*AIM*:
In your copy, reproduce the entries exactly as they are, minus the images.

begin

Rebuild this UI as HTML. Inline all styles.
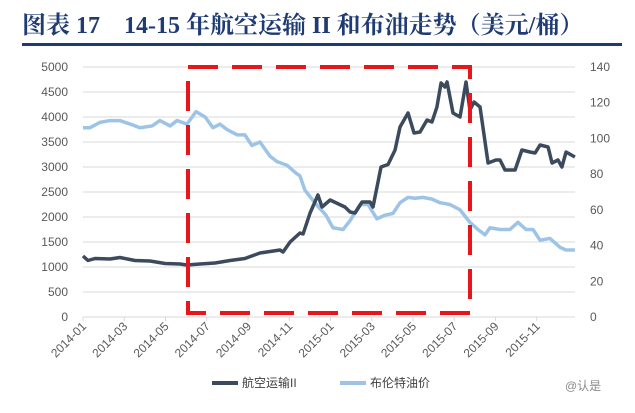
<!DOCTYPE html>
<html><head><meta charset="utf-8"><style>
body{margin:0;background:#fff;width:635px;height:408px;overflow:hidden;font-family:"Liberation Sans","Noto Sans CJK SC",sans-serif}
</style></head><body>
<svg width="635" height="408" id="chart">
<text x="22" y="33" font-family="'Liberation Serif','Noto Serif CJK SC',serif" font-weight="bold" font-size="24" fill="#1f3b73">图表 17　14-15 年航空运输 II 和布油走势（美元/桶）</text>
<rect x="22" y="43" width="600" height="3" fill="#1f3b73"/>
<g id="grid"></g><g id="axes"></g><g id="series"></g>
<rect x="188" y="67" width="282" height="246" fill="none" stroke="#e8161b" stroke-width="4" stroke-dasharray="30,14"/>
<g>
<line x1="212" y1="383" x2="238" y2="383" stroke="#3c4a5e" stroke-width="4"/>
<text x="242" y="387" font-size="12" fill="#404040">航空运输II</text>
<line x1="340" y1="383" x2="366" y2="383" stroke="#9dc3e6" stroke-width="4"/>
<text x="370" y="387" font-size="12" fill="#404040">布伦特油价</text>
</g>
<text x="565" y="390" font-size="12" fill="#8a8a8a">@认是</text>
</svg>
<script>
const leftTicks=[0,500,1000,1500,2000,2500,3000,3500,4000,4500,5000];
const rightTicks=[0,20,40,60,80,100,120,140];
const xLabels=["2014-01","2014-03","2014-05","2014-07","2014-09","2014-11","2015-01","2015-03","2015-05","2015-07","2015-09","2015-11"];
const airMonths=[0,.24,.58,1.31,1.79,2.52,3.25,3.98,4.70,5.04,5.67,6.40,7.13,7.85,8.58,9.55,9.70,10.04,10.52,10.67,11.01,11.39,11.59,11.98,12.70,12.95,13.19,13.53,13.92,14.06,14.45,14.79,15.13,15.37,15.76,16.05,16.34,16.68,16.92,17.16,17.36,17.55,17.65,17.94,18.28,18.57,18.76,18.96,19.25,19.64,20.02,20.22,20.46,20.95,21.28,21.67,21.92,22.16,22.55,22.74,23.03,23.22,23.42,23.85];
const airValues=[1220,1130,1170,1160,1190,1130,1120,1070,1060,1040,1060,1080,1130,1170,1280,1340,1300,1500,1680,1660,2080,2440,2200,2340,2200,2100,2080,2300,2300,2200,3000,3050,3340,3800,4080,3680,3700,3940,3900,4200,4680,4600,4700,4080,4000,4700,4140,4300,4200,3080,3140,3140,2940,2940,3340,3300,3280,3440,3400,3080,3140,3000,3300,3200];
const oilMonths=[0,.34,.82,1.31,1.79,2.42,2.76,3.35,3.73,4.22,4.56,5.04,5.48,5.92,6.30,6.64,6.98,7.47,7.85,8.19,8.58,9.07,9.41,9.89,10.28,10.52,10.76,11.10,11.39,11.78,12.12,12.61,12.95,13.43,13.82,14.25,14.64,15.03,15.37,15.76,16.10,16.48,16.92,17.31,17.79,18.28,18.76,19.15,19.49,19.73,20.22,20.70,21.09,21.48,21.82,22.16,22.64,23.13,23.42,23.85];
const oilValues=[106,106,109,110,110,107.5,106,107,110,107,110,108,115,112,106,108,105,102,102,96,98,90,87,85,81,79,71,66,62,57,50,49,54,63,63,55,57,58,64,67,66.5,67,66,64,63,60,53,49,46,50,49,49,53,49,49,43,44,39,37.5,37.5];
const NS="http://www.w3.org/2000/svg";
const X0=83,X1=578,Y0=317,Y1=67;
const xs=m=>X0+(X1-X0)*m/24;
const yl=v=>Y0-(Y0-Y1)*v/5000;
const yr=v=>Y0-(Y0-Y1)*v/140;
function mk(t,a,p){const e=document.createElementNS(NS,t);for(const k in a)e.setAttribute(k,a[k]);p.appendChild(e);return e;}
const grid=document.getElementById('grid'),axes=document.getElementById('axes'),ser=document.getElementById('series');
leftTicks.forEach(v=>{
 const l=mk('line',{x1:X0,x2:X1-3,y1:yl(v),y2:yl(v),stroke:'#d9d9d9','stroke-width':1},grid);
 
 
 const t=mk('text',{x:68,y:yl(v)+4,'text-anchor':'end','font-size':12,fill:'#595959'},axes);
 t.textContent=v;
 
 
});
rightTicks.forEach(v=>{
 const t=mk('text',{x:590,y:yr(v)+4,'font-size':12,fill:'#595959'},axes);
 t.textContent=v;
 
 
});
xLabels.forEach((s,i)=>{
 const x=xs(i*2);
 const tk=mk('line',{x1:x,x2:x,y1:Y0,y2:Y0+4,stroke:'#d9d9d9'},axes);
 
 
 const t=mk('text',{x:x+4,y:Y0+10,'text-anchor':'end','font-size':12,fill:'#595959',transform:`rotate(-45 ${x+4} ${Y0+10})`},axes);
 t.textContent=s;
 
 
});
const oilP=mk('polyline',{points:oilMonths.map((m,i)=>xs(m)+','+yr(oilValues[i])).join(' '),fill:'none',stroke:'#9dc3e6','stroke-width':3.5,'stroke-linejoin':'round'},ser);


const airP=mk('polyline',{points:airMonths.map((m,i)=>xs(m)+','+yl(airValues[i])).join(' '),fill:'none',stroke:'#3c4a5e','stroke-width':3.5,'stroke-linejoin':'round'},ser);


</script>
</body></html>
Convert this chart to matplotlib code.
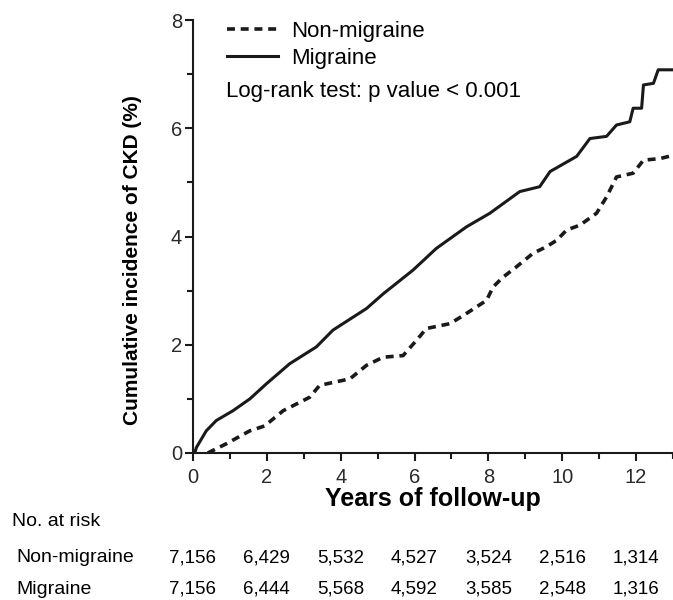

end

*CORRECT OUTPUT*:
Rebuild this UI as HTML. Inline all styles.
<!DOCTYPE html>
<html><head><meta charset="utf-8"><style>
body{margin:0;background:#fff;width:635px;height:408px;overflow:hidden;font-family:"Liberation Sans","Noto Sans CJK SC",sans-serif}
</style></head><body>
<svg width="635" height="408" id="chart">
<text x="22" y="33" font-family="'Liberation Serif','Noto Serif CJK SC',serif" font-weight="bold" font-size="24" fill="#1f3b73">图表 17　14-15 年航空运输 II 和布油走势（美元/桶）</text>
<rect x="22" y="43" width="600" height="3" fill="#1f3b73"/>
<g id="grid"></g><g id="axes"></g><g id="series"></g>
<rect x="188" y="67" width="282" height="246" fill="none" stroke="#e8161b" stroke-width="4" stroke-dasharray="30,14"/>
<g>
<line x1="212" y1="383" x2="238" y2="383" stroke="#3c4a5e" stroke-width="4"/>
<text x="242" y="387" font-size="12" fill="#404040">航空运输II</text>
<line x1="340" y1="383" x2="366" y2="383" stroke="#9dc3e6" stroke-width="4"/>
<text x="370" y="387" font-size="12" fill="#404040">布伦特油价</text>
</g>
<text x="565" y="390" font-size="12" fill="#8a8a8a">@认是</text>
</svg>
<script>
const leftTicks=[0,500,1000,1500,2000,2500,3000,3500,4000,4500,5000];
const rightTicks=[0,20,40,60,80,100,120,140];
const xLabels=["2014-01","2014-03","2014-05","2014-07","2014-09","2014-11","2015-01","2015-03","2015-05","2015-07","2015-09","2015-11"];
const airMonths=[0,.24,.58,1.31,1.79,2.52,3.25,3.98,4.70,5.04,5.67,6.40,7.13,7.85,8.58,9.55,9.70,10.04,10.52,10.67,11.01,11.39,11.59,11.98,12.70,12.95,13.19,13.53,13.92,14.06,14.45,14.79,15.13,15.37,15.76,16.05,16.34,16.68,16.92,17.16,17.36,17.55,17.65,17.94,18.28,18.57,18.76,18.96,19.25,19.64,20.02,20.22,20.46,20.95,21.28,21.67,21.92,22.16,22.55,22.74,23.03,23.22,23.42,23.85];
const airValues=[1220,1130,1170,1160,1190,1130,1120,1070,1060,1040,1060,1080,1130,1170,1280,1340,1300,1500,1680,1660,2080,2440,2200,2340,2200,2100,2080,2300,2300,2200,3000,3050,3340,3800,4080,3680,3700,3940,3900,4200,4680,4600,4700,4080,4000,4700,4140,4300,4200,3080,3140,3140,2940,2940,3340,3300,3280,3440,3400,3080,3140,3000,3300,3200];
const oilMonths=[0,.34,.82,1.31,1.79,2.42,2.76,3.35,3.73,4.22,4.56,5.04,5.48,5.92,6.30,6.64,6.98,7.47,7.85,8.19,8.58,9.07,9.41,9.89,10.28,10.52,10.76,11.10,11.39,11.78,12.12,12.61,12.95,13.43,13.82,14.25,14.64,15.03,15.37,15.76,16.10,16.48,16.92,17.31,17.79,18.28,18.76,19.15,19.49,19.73,20.22,20.70,21.09,21.48,21.82,22.16,22.64,23.13,23.42,23.85];
const oilValues=[106,106,109,110,110,107.5,106,107,110,107,110,108,115,112,106,108,105,102,102,96,98,90,87,85,81,79,71,66,62,57,50,49,54,63,63,55,57,58,64,67,66.5,67,66,64,63,60,53,49,46,50,49,49,53,49,49,43,44,39,37.5,37.5];
const NS="http://www.w3.org/2000/svg";
const X0=83,X1=578,Y0=317,Y1=67;
const xs=m=>X0+(X1-X0)*m/24;
const yl=v=>Y0-(Y0-Y1)*v/5000;
const yr=v=>Y0-(Y0-Y1)*v/140;
function mk(t,a,p){const e=document.createElementNS(NS,t);for(const k in a)e.setAttribute(k,a[k]);p.appendChild(e);return e;}
const grid=document.getElementById('grid'),axes=document.getElementById('axes'),ser=document.getElementById('series');
leftTicks.forEach(v=>{
 const l=mk('line',{x1:X0,x2:X1-3,y1:yl(v),y2:yl(v),stroke:'#d9d9d9','stroke-width':1},grid);
 
 
 const t=mk('text',{x:68,y:yl(v)+4,'text-anchor':'end','font-size':12,fill:'#595959'},axes);
 t.textContent=v;
 
 
});
rightTicks.forEach(v=>{
 const t=mk('text',{x:590,y:yr(v)+4,'font-size':12,fill:'#595959'},axes);
 t.textContent=v;
 
 
});
xLabels.forEach((s,i)=>{
 const x=xs(i*2);
 const tk=mk('line',{x1:x,x2:x,y1:Y0,y2:Y0+4,stroke:'#d9d9d9'},axes);
 
 
 const t=mk('text',{x:x+4,y:Y0+10,'text-anchor':'end','font-size':12,fill:'#595959',transform:`rotate(-45 ${x+4} ${Y0+10})`},axes);
 t.textContent=s;
 
 
});
const oilP=mk('polyline',{points:oilMonths.map((m,i)=>xs(m)+','+yr(oilValues[i])).join(' '),fill:'none',stroke:'#9dc3e6','stroke-width':3.5,'stroke-linejoin':'round'},ser);


const airP=mk('polyline',{points:airMonths.map((m,i)=>xs(m)+','+yl(airValues[i])).join(' '),fill:'none',stroke:'#3c4a5e','stroke-width':3.5,'stroke-linejoin':'round'},ser);


</script>
</body></html>
Convert this chart to matplotlib code.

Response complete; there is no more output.